3 Fixes Needed in any Modification to the ACA
The House Rules Committee approved along party lines an amendment to the American Health Care Act that would set up a federal insurance pool for patients with serious or pre-existing conditions to lower premiums for healthier patients.
NRHA is concerned that the bill still falls woefully short in making health care affordable and accessible to rural Americans. The AHCA will cause more harm to rural Americans, leaving millions of the sickest, most underserved populations in our nation without coverage, and further escalating the rural hospital closure crisis. Let’s be clear -many provisions in the Affordable Care Act failed rural America. The lack of plan competition in rural markets, exorbitant premiums, deductibles and co-pays, the co-op collapses, lack of Medicaid expansion, and devastating Medicare cuts to rural providers -- all collided to create a health care crisis in rural America. However, it’s beyond frustrating that an opportunity to fix the problem is instead destined to create a greater health care crisis in rural America.
Rural health care access and coverage can be dramatically and cost-effectively improved. The three fixes that must be included in any modification to the Affordable Care Act are:
1. Medicaid - Though most rural residents are in non-expansion states, a higher proportion of rural residents are covered by Medicaid (21% vs. 16%).

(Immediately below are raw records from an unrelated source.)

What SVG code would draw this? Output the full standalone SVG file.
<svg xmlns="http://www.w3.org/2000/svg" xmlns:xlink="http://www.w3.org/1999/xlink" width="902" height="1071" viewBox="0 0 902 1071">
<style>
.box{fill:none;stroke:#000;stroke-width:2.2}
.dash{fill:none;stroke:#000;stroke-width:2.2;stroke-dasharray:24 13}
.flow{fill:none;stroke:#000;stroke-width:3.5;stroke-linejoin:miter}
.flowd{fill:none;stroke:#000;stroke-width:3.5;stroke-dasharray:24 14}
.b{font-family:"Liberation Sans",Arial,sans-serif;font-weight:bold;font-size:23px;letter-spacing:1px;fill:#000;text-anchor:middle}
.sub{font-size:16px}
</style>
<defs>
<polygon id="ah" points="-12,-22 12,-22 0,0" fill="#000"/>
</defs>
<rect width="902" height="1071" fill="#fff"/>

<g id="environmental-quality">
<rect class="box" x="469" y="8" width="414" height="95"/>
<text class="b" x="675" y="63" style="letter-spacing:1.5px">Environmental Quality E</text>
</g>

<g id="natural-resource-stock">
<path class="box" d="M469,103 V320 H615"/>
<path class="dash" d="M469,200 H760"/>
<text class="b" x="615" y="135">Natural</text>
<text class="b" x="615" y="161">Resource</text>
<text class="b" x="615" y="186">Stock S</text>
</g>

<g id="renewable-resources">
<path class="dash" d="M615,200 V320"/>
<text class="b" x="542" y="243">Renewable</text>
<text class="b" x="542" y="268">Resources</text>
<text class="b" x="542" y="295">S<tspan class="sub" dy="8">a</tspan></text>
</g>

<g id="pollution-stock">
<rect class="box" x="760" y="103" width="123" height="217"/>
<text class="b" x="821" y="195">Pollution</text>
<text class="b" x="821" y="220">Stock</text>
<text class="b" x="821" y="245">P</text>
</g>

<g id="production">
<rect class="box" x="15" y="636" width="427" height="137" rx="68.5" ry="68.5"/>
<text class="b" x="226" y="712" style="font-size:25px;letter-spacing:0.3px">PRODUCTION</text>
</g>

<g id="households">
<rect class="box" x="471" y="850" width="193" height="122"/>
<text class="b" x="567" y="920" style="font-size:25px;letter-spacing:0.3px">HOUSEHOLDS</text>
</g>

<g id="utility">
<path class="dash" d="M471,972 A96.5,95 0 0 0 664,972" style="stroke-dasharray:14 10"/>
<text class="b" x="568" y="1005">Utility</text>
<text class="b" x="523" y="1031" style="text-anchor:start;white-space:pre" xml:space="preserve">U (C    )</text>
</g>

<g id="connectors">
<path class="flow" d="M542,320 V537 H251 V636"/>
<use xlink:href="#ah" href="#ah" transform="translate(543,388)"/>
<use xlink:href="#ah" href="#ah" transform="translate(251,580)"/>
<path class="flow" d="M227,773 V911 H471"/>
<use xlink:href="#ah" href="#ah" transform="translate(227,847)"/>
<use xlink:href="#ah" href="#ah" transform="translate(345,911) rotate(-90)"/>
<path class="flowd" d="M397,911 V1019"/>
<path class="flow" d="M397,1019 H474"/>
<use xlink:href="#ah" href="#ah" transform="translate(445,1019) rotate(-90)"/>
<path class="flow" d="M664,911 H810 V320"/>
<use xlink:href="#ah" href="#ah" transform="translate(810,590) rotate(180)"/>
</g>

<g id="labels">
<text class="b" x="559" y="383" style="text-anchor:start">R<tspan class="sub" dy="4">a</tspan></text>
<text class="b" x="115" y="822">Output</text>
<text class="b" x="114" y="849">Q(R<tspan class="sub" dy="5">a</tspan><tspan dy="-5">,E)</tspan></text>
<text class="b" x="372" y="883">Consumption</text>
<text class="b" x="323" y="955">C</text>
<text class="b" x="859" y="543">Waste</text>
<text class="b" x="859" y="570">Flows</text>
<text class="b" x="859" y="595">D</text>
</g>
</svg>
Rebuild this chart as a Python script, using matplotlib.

• Any federal health care reform proposal must protect access to care in Rural America, and must provide an option to a state to receive an enhanced reimbursement included in a matching rate or a per capita cap, specifically targeted to create stability among rural providers to maintain access to care for rural communities. Enhancements must be equivalent to the cost of providing care for rural safety net providers, a safeguard that ensures the enhanced reimbursement is provided to the safety net provider to allow for continued access to care. Rural safety net providers include, but not limited to, Critical Access Hospitals, Rural Prospective Payment Hospitals, Rural Health Clinics, Indian Health Service providers, and individual rural providers.
2. Market Reform – Forty-one percent of rural marketplace enrollees have only a single option of insurer, representing 70 percent of counties that have only one option. This lack of competition in the marketplace means higher premiums. Rural residents average per month cost exceeds urban ($569.34 for small town rural vs. $415.85 for metropolitan).
• Any federal health care reform proposal must address the fact that insurance providers are withdrawing from rural markets. Despite record profit levels, insurance companies are permitted to cherry pick profitable markets for participation and are currently not obliged to provide service to markets with less advantageous risk pools. Demographic realities of the rural population make the market less profitable, and thus less desirable for an insurance company with no incentive to take on such exposure. In the same way that financial service institutions are required to provide services to underserved neighborhoods, profitable insurance companies should be required to provide services in underserved communities.
3. Stop Bad Debt Cuts to Rural Hospitals – Rural hospitals serve more Medicare patients (46% rural vs. 40.9% urban), thus across the board Medicare cuts do not have across the board impacts. The fact that according to MedPAC “Average Medicare margins are negative, and under current law they are expected to decline in 2016” has led to 7% gains in median profit margins for urban providers while rural providers have experienced a median loss of 6%.